The District is evaluating our programs and may eventually decide to call them one-way because that’s what they are, or to wait to see if more Mandarin speakers begin to enroll. Either way, it won’t affect the way our students are taught.
How much Mandarin? How much English?
Currently, the Mandarin Immersion programs are 80% Mandarin and 20% English in Kindergarten and 1st grade, moving to 70/30 in 2nd grade, says Cheong. She, the district, the teachers and the principals are currently in the process of evaluating whether 3rd grade should stay at 70/30 or drop down to 60/40 or even 50/50 — or perhaps be increased back to 80/20.
Juggling how much Mandarin time is difficult, especially since the students must fit in other programs such as art, music and physical education. Cheong says she’s recommending that third grade stay at 70/30 for now, but that the decision must be made with input from teachers, principals and parents and taking into account individual school variables. “We want to do whatever is the best instructional model to achieve the goal” of fluency, she says.
Kindergarten through third grade is “the foundation” for Mandarin for our students. In 4th and 5th grade there is a jump in English instruction but it’s not a conflict because “they’re grounded in the basics” by then, she says. The first few years are one step at a time, but by the end of 3rd grade, when the students really have Mandarin down, they can start making “geometric progression” in their understanding and don’t need as much time in Mandarin.

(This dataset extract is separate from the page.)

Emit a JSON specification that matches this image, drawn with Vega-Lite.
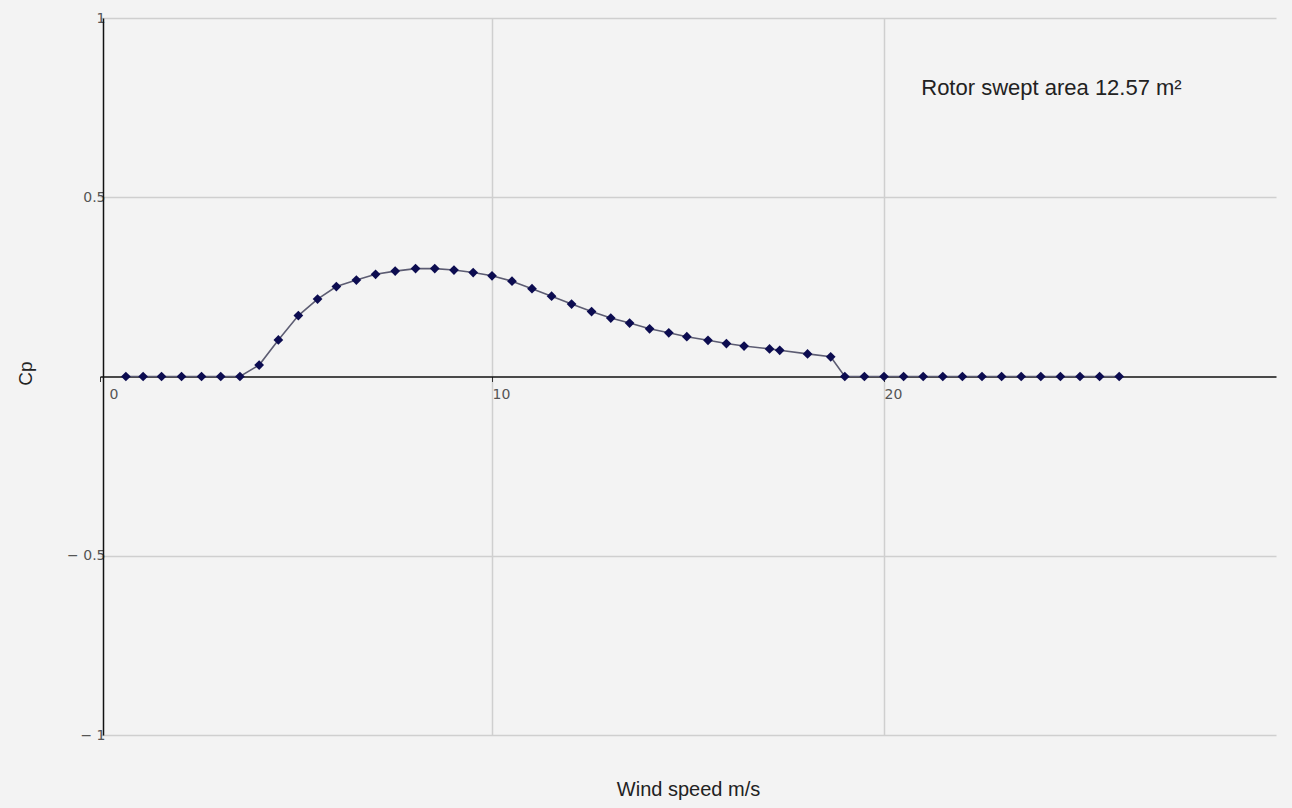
{
  "$schema": "https://vega.github.io/schema/vega-lite/v6.json",
  "width": 1176,
  "height": 717,
  "autosize": {"type": "none"},
  "padding": {"left": 100, "top": 18, "right": 16, "bottom": 73},
  "background": "#f3f3f3",
  "config": {
    "view": {"stroke": null},
    "font": "Liberation Sans"
  },
  "layer": [
    {
      "data": {
        "values": [
          {"speed": 0.66, "cp": 0}, {"speed": 1.1, "cp": 0}, {"speed": 1.57, "cp": 0}, {"speed": 2.08, "cp": 0},
          {"speed": 2.59, "cp": 0}, {"speed": 3.08, "cp": 0}, {"speed": 3.57, "cp": 0},
          {"speed": 4.06, "cp": 0.032}, {"speed": 4.55, "cp": 0.102}, {"speed": 5.06, "cp": 0.170},
          {"speed": 5.55, "cp": 0.216}, {"speed": 6.03, "cp": 0.251}, {"speed": 6.54, "cp": 0.269},
          {"speed": 7.03, "cp": 0.285}, {"speed": 7.53, "cp": 0.294}, {"speed": 8.05, "cp": 0.301},
          {"speed": 8.54, "cp": 0.301}, {"speed": 9.03, "cp": 0.297}, {"speed": 9.52, "cp": 0.290},
          {"speed": 10.0, "cp": 0.281}, {"speed": 10.51, "cp": 0.266}, {"speed": 11.02, "cp": 0.245},
          {"speed": 11.52, "cp": 0.224}, {"speed": 12.03, "cp": 0.202}, {"speed": 12.54, "cp": 0.181},
          {"speed": 13.03, "cp": 0.163}, {"speed": 13.51, "cp": 0.149}, {"speed": 14.02, "cp": 0.133},
          {"speed": 14.51, "cp": 0.122}, {"speed": 14.97, "cp": 0.111}, {"speed": 15.51, "cp": 0.101},
          {"speed": 15.98, "cp": 0.092}, {"speed": 16.43, "cp": 0.085}, {"speed": 17.08, "cp": 0.077},
          {"speed": 17.34, "cp": 0.073}, {"speed": 18.05, "cp": 0.063}, {"speed": 18.64, "cp": 0.055},
          {"speed": 19.0, "cp": 0}, {"speed": 19.5, "cp": 0}, {"speed": 20.0, "cp": 0}, {"speed": 20.5, "cp": 0},
          {"speed": 21.0, "cp": 0}, {"speed": 21.5, "cp": 0}, {"speed": 22.0, "cp": 0}, {"speed": 22.5, "cp": 0},
          {"speed": 23.0, "cp": 0}, {"speed": 23.5, "cp": 0}, {"speed": 24.0, "cp": 0}, {"speed": 24.5, "cp": 0},
          {"speed": 25.0, "cp": 0}, {"speed": 25.5, "cp": 0}, {"speed": 26.0, "cp": 0}
        ]
      },
      "layer": [
        {
          "mark": {"type": "line", "stroke": "#5c5c72", "strokeWidth": 1.6},
          "encoding": {
            "x": {
              "field": "speed", "type": "quantitative",
              "scale": {"domain": [0, 30], "nice": false, "zero": false},
              "axis": {
                "values": [0, 10, 20, 30],
                "offset": -358.5,
                "domain": true, "domainColor": "#111111", "domainWidth": 1.5,
                "ticks": true, "tickSize": 5, "tickColor": "#333333",
                "tickOpacity": {"condition": {"test": "datum.value == 30", "value": 0}, "value": 1},
                "grid": true, "gridColor": "#cfcfcf", "gridWidth": 1.5,
                "gridOpacity": {"condition": {"test": "datum.value == 30 || datum.value == 0", "value": 0}, "value": 1},
                "labelExpr": "datum.value == 30 ? '' : datum.label",
                "labelOffset": {"condition": {"test": "datum.value == 0", "value": 9}, "value": 0},
                "labelAlign": "left", "labelDx": -2, "labelPadding": 6,
                "labelFont": "DejaVu Sans", "labelFontSize": 14, "labelColor": "#555555",
                "title": "Wind speed m/s",
                "titleFont": "Liberation Sans", "titleFontSize": 20, "titleFontWeight": "normal",
                "titleColor": "#222222", "titleBaseline": "middle", "titleY": 413
              }
            },
            "y": {
              "field": "cp", "type": "quantitative",
              "scale": {"domain": [-1, 1], "nice": false},
              "axis": {
                "values": [-1, -0.5, 0.5, 1],
                "offset": -3,
                "domain": true, "domainColor": "#111111", "domainWidth": 1.5,
                "ticks": false,
                "grid": true, "gridColor": "#cfcfcf", "gridWidth": 1.5,
                "labelExpr": "datum.value < 0 ? '\u2212 ' + format(-datum.value, '') : format(datum.value, '')",
                "labelPadding": -2,
                "labelFont": "DejaVu Sans", "labelFontSize": 14, "labelColor": "#555555",
                "title": "Cp",
                "titleFont": "Liberation Sans", "titleFontSize": 19, "titleFontWeight": "normal",
                "titleColor": "#222222", "titleAlign": "center", "titleBaseline": "middle",
                "titleX": -78, "titleY": 355
              }
            }
          }
        },
        {
          "mark": {"type": "point", "shape": "diamond", "filled": true, "size": 95, "color": "#0c0c50", "opacity": 1},
          "encoding": {
            "x": {"field": "speed", "type": "quantitative"},
            "y": {"field": "cp", "type": "quantitative"}
          }
        }
      ]
    },
    {
      "data": {"values": [{"speed": 20.95, "cp": 0.805, "label": "Rotor swept area 12.57 m\u00b2"}]},
      "mark": {"type": "text", "align": "left", "baseline": "middle", "font": "Liberation Sans", "fontSize": 22, "color": "#222222"},
      "encoding": {
        "x": {"field": "speed", "type": "quantitative"},
        "y": {"field": "cp", "type": "quantitative"},
        "text": {"field": "label"}
      }
    }
  ]
}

Parents noted that other schools do this differently. For example, the nation’s oldest Mandarin immersion K-8 school, San Francisco’s private Chinese American International School, uses a 50/50 model because of concern that children weren’t doing as well in English.
However parents in the public Mandarin programs seemed to feel strongly (at least based on those at the meeting and speaking up on electronic discussions) that English is something children will get at home and in their environment, while Mandarin is something they can only get at school, so the more the better.
Final thoughts
Overall, Cheong said that we must understand that the Mandarin immersion program is a living, breathing, growing entity that will change as it matures. “We have to see how this first bunch of graduates does,” she told parents.
Which isn’t to say they’re total guinea pigs, but it is a work in progress and no other curriculum can be imported 100% and expected to work perfectly for us.
Parents can see how their children are doing by carefully reading the Chinese Language Arts Report Cards that students are given four times a year, which follows exactly the assessment goals that Cheong and the teachers have established for students at each current grade level.